One way to smart small would be to pick a system that currently experiences reliability issues. Now, please note, this shouldn’t be your least reliable system. It should be the least reliable system that results in lost profit. If you work on improving the reliability of an application that doesn’t mean much to the business, then your SRE pilot will not prove anything.

Once you’ve selected your application or system, build an SRE team with the singular goal of improving the reliability of that application. One of the first tasks the SRE team will have involves determining the required reliability level.

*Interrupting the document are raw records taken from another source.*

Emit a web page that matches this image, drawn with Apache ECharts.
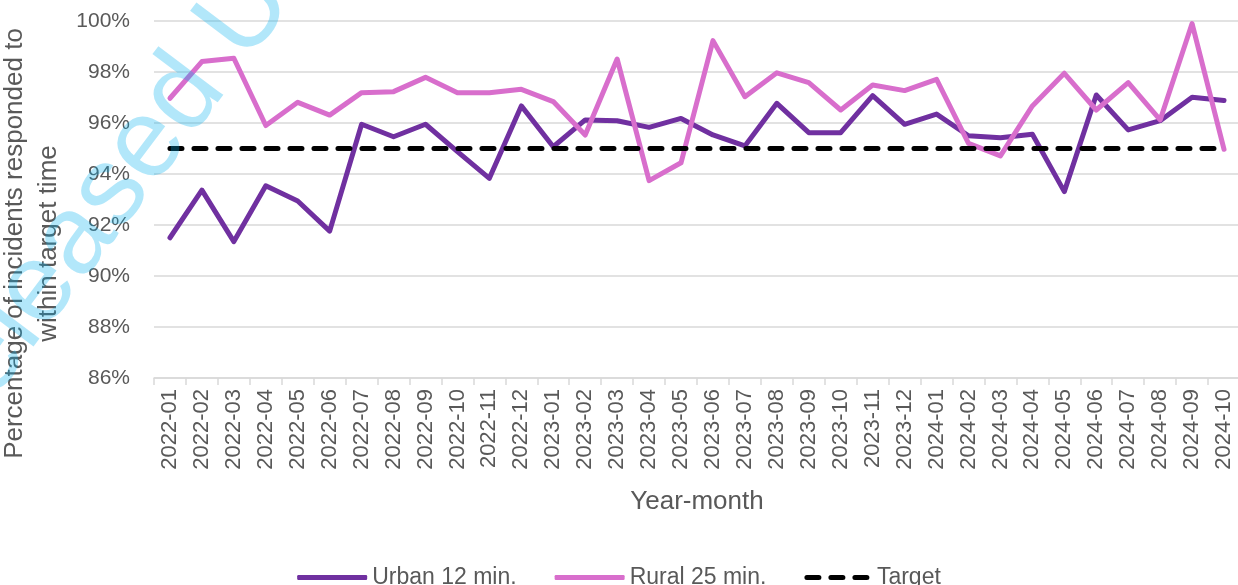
<!DOCTYPE html>
<html>
<head>
<meta charset="utf-8">
<script src="https://cdn.jsdelivr.net/npm/echarts@6/dist/echarts.min.js"></script>
<style>html,body{margin:0;padding:0;background:#fff}#c{width:1238px;height:585px}</style>
</head>
<body>
<div id="c"></div>
<script>
const categories = ['2022-01','2022-02','2022-03','2022-04','2022-05','2022-06','2022-07','2022-08','2022-09','2022-10','2022-11','2022-12',
  '2023-01','2023-02','2023-03','2023-04','2023-05','2023-06','2023-07','2023-08','2023-09','2023-10','2023-11','2023-12',
  '2024-01','2024-02','2024-03','2024-04','2024-05','2024-06','2024-07','2024-08','2024-09','2024-10'];
const urban = [91.50,93.37,91.35,93.54,92.94,91.76,95.95,95.46,95.95,94.88,93.83,96.67,
  95.07,96.12,96.09,95.83,96.18,95.53,95.10,96.77,95.62,95.62,97.07,95.95,
  96.35,95.50,95.42,95.56,93.31,97.10,95.73,96.09,97.01,96.88];
const rural = [96.97,98.41,98.54,95.90,96.81,96.31,97.19,97.23,97.79,97.19,97.19,97.32,
  96.84,95.53,98.51,93.74,94.44,99.23,97.03,97.97,97.58,96.51,97.49,97.27,
  97.71,95.20,94.71,96.67,97.95,96.51,97.58,96.12,99.90,94.97];
const target = [95,95,95,95,95,95,95,95,95,95,95,95,95,95,95,95,95,95,95,95,95,95,95,95,95,95,95,95,95,95,95,95,95,95];
const yTicks = {min: 86, max: 100, interval: 2};

const FONT = 'Liberation Sans';
const GREY = '#595959';
const chart = echarts.init(document.getElementById('c'), null, {renderer: 'canvas'});
chart.setOption({
  animation: false,
  textStyle: {fontFamily: FONT},
  grid: {left: 154, right: -2, top: 21, bottom: 207, containLabel: false, outerBoundsMode: 'none'},
  xAxis: {
    type: 'category',
    data: categories,
    boundaryGap: true,
    name: 'Year-month',
    nameLocation: 'middle',
    nameGap: 111,
    nameTextStyle: {color: GREY, fontSize: 26, fontFamily: FONT},
    axisLine: {lineStyle: {color: '#d9d9d9', width: 1.5}},
    axisTick: {show: true, length: 7, lineStyle: {color: '#d9d9d9', width: 1.5}, alignWithLabel: false},
    axisLabel: {rotate: 90, color: GREY, fontSize: 22, fontFamily: FONT, margin: 11, interval: 0}
  },
  yAxis: {
    type: 'value',
    min: yTicks.min, max: yTicks.max, interval: yTicks.interval,
    name: 'Percentage of incidents responded to\nwithin target time',
    nameLocation: 'middle',
    nameRotate: 90,
    nameGap: 74,
    nameTextStyle: {color: GREY, fontSize: 26, fontFamily: FONT, lineHeight: 34, padding: [0, 88, 0, 0]},
    axisLine: {show: false},
    axisTick: {show: false},
    splitLine: {lineStyle: {color: '#d9d9d9', width: 1.5}},
    axisLabel: {formatter: '{value}%', color: GREY, fontSize: 21, fontFamily: FONT, margin: 24}
  },
  legend: {
    top: 561,
    left: 'center',
    itemWidth: 70,
    itemHeight: 5,
    itemGap: 38,
    textStyle: {color: GREY, fontSize: 23, fontFamily: FONT},
    data: [
      {name: 'Urban 12 min.', icon: 'roundRect'},
      {name: 'Rural 25 min.', icon: 'roundRect'},
      {name: 'Target', icon: 'path://M2,0h12a2,2 0 0 1 0,5h-12a2,2 0 0 1 0,-5z M26,0h12a2,2 0 0 1 0,5h-12a2,2 0 0 1 0,-5z M50,0h12a2,2 0 0 1 0,5h-12a2,2 0 0 1 0,-5z'}
    ]
  },
  series: [
    {name: 'Urban 12 min.', type: 'line', data: urban, symbol: 'none', lineStyle: {color: '#7030A0', width: 5, cap: 'round', join: 'round'}, itemStyle: {color: '#7030A0'}, z: 2},
    {name: 'Rural 25 min.', type: 'line', data: rural, symbol: 'none', lineStyle: {color: '#D86ECC', width: 5, cap: 'round', join: 'round'}, itemStyle: {color: '#D86ECC'}, z: 3},
    {name: 'Target', type: 'line', data: target, symbol: 'none', lineStyle: {color: '#000000', width: 5, type: [12, 12], cap: 'round'}, itemStyle: {color: '#000000'}, z: 4}
  ],
  graphic: [{
    type: 'text', x: -37, y: 482, rotation: 0.925, z: 100, silent: true,
    style: {text: 'Released Under', fontSize: 112, fontFamily: FONT, fill: 'rgba(0,176,240,0.3)', align: 'left', verticalAlign: 'bottom'}
  }]
});
</script>
</body>
</html>
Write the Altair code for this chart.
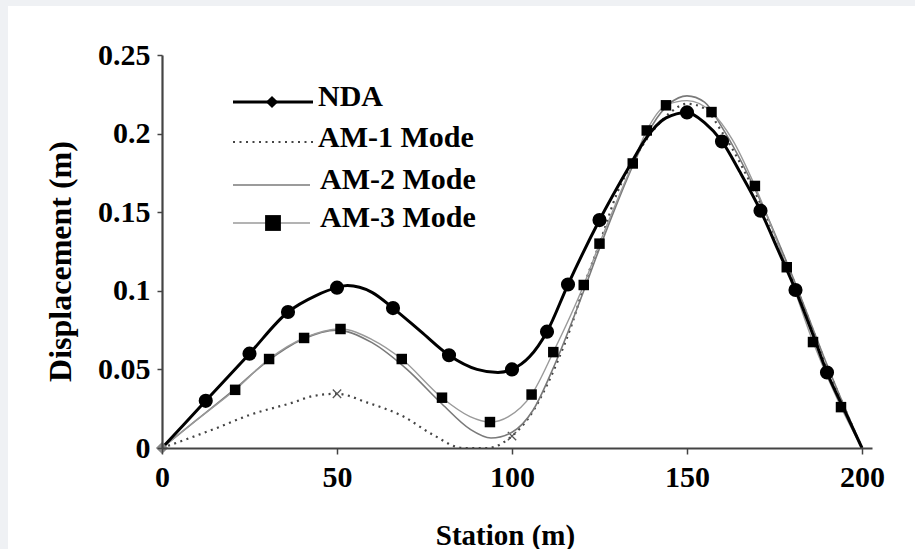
import altair as alt
import pandas as pd

# ---------------- data ----------------
# NDA (solid black curve)
nda_x = [0, 12.5, 25, 36, 44, 50, 53, 60, 66, 74, 82, 90, 96, 100, 105, 110, 116, 125, 134, 138, 144, 150, 155, 160, 165, 171, 176, 181, 186, 190, 195, 200]
nda_y = [0, 0.030, 0.060, 0.0865, 0.097, 0.102, 0.1033, 0.099, 0.089, 0.074, 0.059, 0.050, 0.048, 0.050, 0.058, 0.074, 0.104, 0.145, 0.181, 0.196, 0.210, 0.2135, 0.207, 0.195, 0.176, 0.151, 0.126, 0.1005, 0.072, 0.048, 0.024, 0]
nda_mx = [12.5, 25, 36, 50, 66, 82, 100, 110, 116, 125, 150, 160, 171, 181, 190]
nda_my = [0.030, 0.060, 0.0865, 0.102, 0.089, 0.059, 0.050, 0.074, 0.104, 0.145, 0.2135, 0.195, 0.151, 0.1005, 0.048]

# AM-1 Mode (dotted)
am1_x = [0, 15.6, 25, 37.5, 43, 50, 58.5, 69, 77.5, 86, 93, 100, 105, 110, 113, 117, 121, 125, 130, 135, 140, 145, 150, 155, 160, 170, 180, 190, 200]
am1_y = [0, 0.0127, 0.021, 0.029, 0.033, 0.0345, 0.029, 0.020, 0.0083, 0.0, 0.0, 0.0076, 0.020, 0.040, 0.055, 0.078, 0.106, 0.130, 0.162, 0.184, 0.201, 0.213, 0.219, 0.216, 0.201, 0.160, 0.109, 0.052, 0]
am1_mx = [50, 100]
am1_my = [0.0345, 0.0076]

# AM-2 Mode (thin grey)
am2_x = [0, 10, 20, 30, 40, 50, 60, 70, 80, 88, 94, 100, 106, 112, 120, 125, 135, 140, 145, 150, 155, 160, 170, 180, 190, 200]
am2_y = [0, 0.018, 0.036, 0.055, 0.069, 0.075, 0.067, 0.050, 0.028, 0.012, 0.0064, 0.010, 0.024, 0.052, 0.097, 0.127, 0.182, 0.205, 0.219, 0.224, 0.220, 0.204, 0.162, 0.110, 0.053, 0]

# AM-3 Mode (light grey with squares)
am3_x = [0, 10, 20.9, 30.6, 40.6, 51, 60, 68.5, 80, 88, 93.7, 99, 105.6, 111.8, 120.5, 125, 134.5, 138.5, 144, 150, 157, 163, 169.4, 178.5, 186, 194, 200]
am3_y = [0, 0.018, 0.037, 0.0566, 0.070, 0.0757, 0.069, 0.0566, 0.032, 0.020, 0.0165, 0.020, 0.034, 0.061, 0.1037, 0.130, 0.181, 0.202, 0.218, 0.221, 0.2137, 0.196, 0.1667, 0.115, 0.0674, 0.026, 0]
am3_mx = [20.9, 30.6, 40.6, 51, 68.5, 80, 93.7, 105.6, 111.8, 120.5, 125, 134.5, 138.5, 144, 157, 169.4, 178.5, 186, 194]
am3_my = [0.037, 0.0566, 0.070, 0.0757, 0.0566, 0.032, 0.0165, 0.034, 0.061, 0.1037, 0.130, 0.181, 0.202, 0.218, 0.2137, 0.1667, 0.115, 0.0674, 0.026]

origin_x = [0]
origin_y = [0]

x_ticks = [0, 50, 100, 150, 200]
y_ticks = [0, 0.05, 0.1, 0.15, 0.2, 0.25]
legend_labels = ["NDA", "AM-1 Mode", "AM-2 Mode", "AM-3 Mode"]

# ---------------- build tables ----------------
def df(xs, ys):
    return pd.DataFrame({"x": xs, "y": ys})

FONT = "Liberation Serif, Times New Roman, DejaVu Serif, serif"
W, H = 710, 393

xscale = alt.Scale(domain=[0, 202.857], nice=False, zero=False)
yscale = alt.Scale(domain=[0, 0.25], nice=False)

xaxis = alt.Axis(values=x_ticks, format="d", grid=False, labelFlush=False, labelOverlap=False,
                 labelFont=FONT, labelFontSize=30, labelFontWeight="bold", labelColor="black",
                 labelPadding=8, domainColor="#444", domainWidth=2.2, tickColor="#444",
                 tickWidth=1.5, tickSize=6, title="Station (m)", titleFont=FONT,
                 titleFontSize=29, titleFontWeight="bold", titleColor="black",
                 titleX=343, titleY=87, titleBaseline="middle", titleAlign="center", zindex=1)
yaxis = alt.Axis(values=y_ticks, format="~g", grid=False, labelOverlap=False,
                 labelFont=FONT, labelFontSize=30, labelFontWeight="bold", labelColor="black",
                 labelPadding=7, domainColor="#444", domainWidth=2.2, tickColor="#444",
                 tickWidth=1.5, tickSize=5, title="Displacement (m)", titleFont=FONT,
                 titleFontSize=32, titleFontWeight="bold", titleColor="black",
                 titleX=-102, titleY=206, titleAngle=-90, titleBaseline="middle",
                 titleAlign="center", zindex=1)

X = alt.X("x:Q", scale=xscale, axis=xaxis)
Y = alt.Y("y:Q", scale=yscale, axis=yaxis)
Xn = alt.X("x:Q", scale=xscale)
Yn = alt.Y("y:Q", scale=yscale)

bg = alt.Chart(pd.DataFrame({"k": [0]})).mark_rect(color="white").encode(
    x=alt.value(-154), x2=alt.value(753), y=alt.value(-49), y2=alt.value(494))

line_am1 = alt.Chart(df(am1_x, am1_y)).mark_line(
    color="#444", strokeWidth=2.2, strokeDash=[2, 4.5], interpolate="monotone").encode(x=X, y=Y)
pts_am1 = alt.Chart(df(am1_mx, am1_my)).mark_point(
    shape="M-1,-1L1,1M-1,1L1,-1", filled=False, color="#555", strokeWidth=1.3, size=70,
    opacity=1).encode(x=Xn, y=Yn)

line_am2 = alt.Chart(df(am2_x, am2_y)).mark_line(
    color="#7a7a7a", strokeWidth=1.6, interpolate="monotone").encode(x=Xn, y=Yn)

line_am3 = alt.Chart(df(am3_x, am3_y)).mark_line(
    color="#9a9a9a", strokeWidth=1.4, interpolate="monotone").encode(x=Xn, y=Yn)
pts_am3 = alt.Chart(df(am3_mx, am3_my)).mark_point(
    shape="square", filled=True, color="black", size=110, opacity=1).encode(x=Xn, y=Yn)

line_nda = alt.Chart(df(nda_x, nda_y)).mark_line(
    color="black", strokeWidth=3, interpolate="monotone").encode(x=Xn, y=Yn)
pts_nda = alt.Chart(df(nda_mx, nda_my)).mark_point(
    shape="circle", filled=True, color="black", size=200, opacity=1).encode(x=Xn, y=Yn)

pts_origin = alt.Chart(df(origin_x, origin_y)).mark_point(
    shape="diamond", filled=True, color="#8a8a8a", size=150, opacity=1).encode(x=Xn, y=Yn)

# ---------------- legend (drawn inside the plot) ----------------
leg = pd.DataFrame({"label": legend_labels})
def leg_data(i):
    return leg.iloc[[i]]

leg_rows_y = [47, 87, 130, 168]
leg_text_y = [50.5, 92, 133.5, 172]
leg_text_x = [156, 156, 158, 158]
leg_line_x2 = [151, 153, 148, 148]
leg_styles = [
    dict(color="black", strokeWidth=3),
    dict(color="#444", strokeWidth=2.2, strokeDash=[2, 4.5]),
    dict(color="#7a7a7a", strokeWidth=1.6),
    dict(color="#9a9a9a", strokeWidth=1.4),
]

legend_layers = []
for i in range(4):
    legend_layers.append(
        alt.Chart(leg_data(i)).mark_rule(**leg_styles[i]).encode(
            x=alt.value(71), x2=alt.value(leg_line_x2[i]), y=alt.value(leg_rows_y[i])))
    legend_layers.append(
        alt.Chart(leg_data(i)).mark_text(
            font=FONT, fontSize=30, fontWeight="bold", color="black", align="left",
            baseline="alphabetic").encode(
            x=alt.value(leg_text_x[i]), y=alt.value(leg_text_y[i]), text="label:N"))

legend_layers.append(
    alt.Chart(leg_data(0)).mark_point(shape="diamond", filled=True, color="black", size=150,
                                      opacity=1).encode(x=alt.value(110), y=alt.value(47)))
legend_layers.append(
    alt.Chart(leg_data(3)).mark_point(shape="square", filled=True, color="black", size=250,
                                      opacity=1).encode(x=alt.value(111), y=alt.value(168)))

chart = alt.layer(
    bg, line_am1, pts_am1, line_am2, line_am3, pts_am3, line_nda, pts_nda, pts_origin,
    *legend_layers
).properties(
    width=W, height=H,
    autosize=alt.AutoSizeParams(type="none"),
    padding={"left": 162, "top": 55, "right": 43, "bottom": 101},
    background="#eff1f4",
).configure_view(stroke=None)

chart.save("out.html", embed_options={"renderer": "svg", "actions": False})
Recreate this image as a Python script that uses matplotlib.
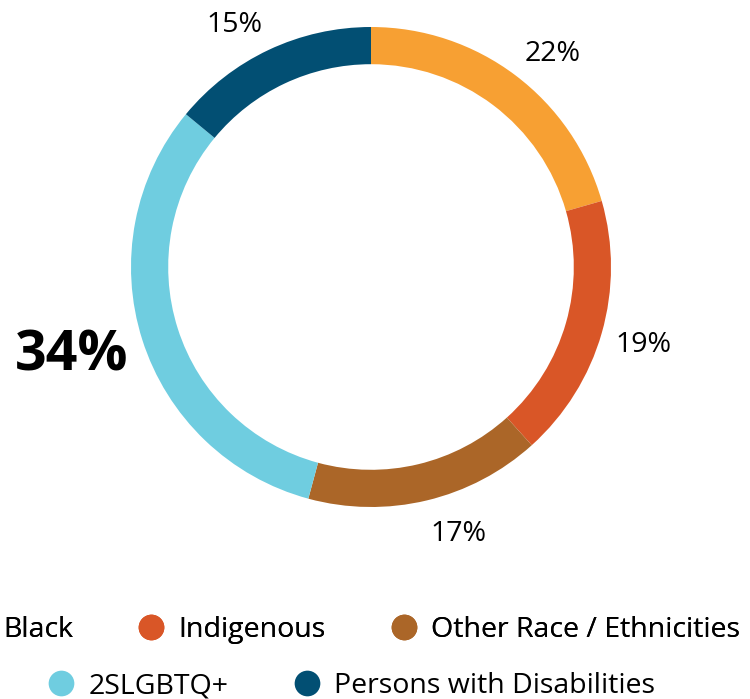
import matplotlib
matplotlib.use("Agg")
import matplotlib.pyplot as plt
from matplotlib.lines import Line2D
import numpy as np

categories = ["Black", "Indigenous", "Other Race / Ethnicities", "2SLGBTQ+", "Persons with Disabilities"]
values = [22, 19, 17, 34, 15]
labels = ["22%", "19%", "17%", "34%", "15%"]
colors = ["#F7A033", "#D95627", "#AB6628", "#6FCDE0", "#024F73"]

plt.rcParams['font.family'] = ['Open Sans', 'DejaVu Sans']

W, H = 750, 699
fig = plt.figure(figsize=(W / 100, H / 100), dpi=100)
cx, cy, r = 371, 267, 240
ax = fig.add_axes([(cx - r) / W, (H - cy - r) / H, 2 * r / W, 2 * r / H])

wedges, _ = ax.pie(values, colors=colors, startangle=90, counterclock=False,
                   wedgeprops=dict(width=0.155, linewidth=0))
ax.set_xlim(-1, 1)
ax.set_ylim(-1, 1)
ax.set_aspect('equal')
ax.axis('off')

for i, (w, lab) in enumerate(zip(wedges, labels)):
    ang = np.deg2rad((w.theta1 + w.theta2) / 2)
    big = values[i] == max(values)
    x, y = 1.06 * np.cos(ang), 1.13 * np.sin(ang)
    ax.text(x, y, lab, ha='left' if x > 0 else 'right', va='center_baseline',
            fontsize=40 if big else 20.5, fontweight='bold' if big else 'normal',
            color='black')

handles = [Line2D([], [], linestyle='none', marker='o', markersize=18.5,
                  markerfacecolor=c, markeredgewidth=0) for c in colors]

common = dict(frameon=False, fontsize=20.5, handlelength=1.0, handletextpad=0.45,
              columnspacing=2.25, borderpad=0, borderaxespad=0)
leg1 = fig.legend(handles[:3], categories[:3], ncol=3, loc='center',
                  bbox_to_anchor=(351 / W, 1 - 630 / H), **common)
fig.add_artist(leg1)
leg2 = fig.legend(handles[3:], categories[3:], ncol=2, loc='center',
                  bbox_to_anchor=(351 / W, 1 - 686 / H), **common)

fig.savefig("out.png", dpi=100)
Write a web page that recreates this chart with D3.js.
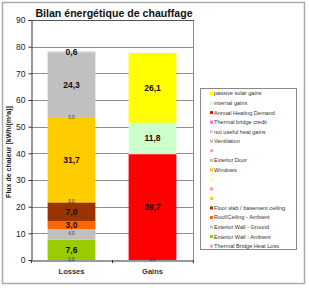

But first, let’s staff our team.

Find the Right People

Putting your SRE team together doesn’t mean you have to hire a brand new team off the street. In fact, strong SRE teams have a mix of established domain knowledge and fresh viewpoints. Consider having a mix of existing employees and new hires.

For your pilot, you might want two to four engineers to keep the team fast and nimble. When your team isn’t huge, there will be less overhead and bureaucracy, giving your team the agility they need to get results.

You’ll also want to make sure they report to someone that has the authority to reduce bureaucracy and give the team the leeway they need to implement new processes and automation. The team needs the right amount of respect so that they don’t become an ops team or a tools team. Make sure the management chain fully understands the SRE team’s purpose and value.

Next, how do we decide who to put on this team?

SRE Qualities

Let’s look at the qualities of a good SRE.

  1. Ability to solve problems and troubleshoot. SREs need to be able to troubleshoot various issues around availability and reliability. Oftentimes, they’re troubleshooting issues with applications they didn’t write themselves. So they need to be able to debug without deep domain knowledge.
  2. Desire to automate. One of an SRE’s goals includes automating away toil. Therefore, your SRE requires an innate desire to reduce manual work. They should want to reduce the manual burden that your traditional ops team can’t.
  3. Curiosity. With curiosity, SREs can find novel solutions to reliability problems. Curiosity also helps in finding unexpected causes to familiar problems.
  4. Teamwork. An SRE team needs to work together and with development teams. You need people that will band together behind a common goal.
  5. Communication. Whether discussing problems during a high-pressure outage or talking about them a more relaxed session while looking at long term automation strategies, your SRE must have strong communication skills.
  6. Ability to see the big picture. Oftentimes, reliability problems can be solved in many ways. The SRE must be able to look at each potential solution in a larger context. Otherwise, they may solve one problem but cause two others.

And remember that the people you choose will need to build the right SRE culture. Choose wisely.

Finding People

When staffing your SRE team, you have two options:

  1. Hire externally.
  2. Hire from within.

When starting out, first look within your existing organization. This will let you bring people into the SRE fold that already have domain knowledge. Additionally, you’ll know a lot about them based on their work.

So look at the qualities above and see if you already have individuals that can meet the requirements. But be careful of just seeding your team with your organization’s superstars. Just because someone does well on one development team or operation team doesn’t mean they’ll be able to contribute as an SRE. You have to look for a set of skills that will allow the person to thrive.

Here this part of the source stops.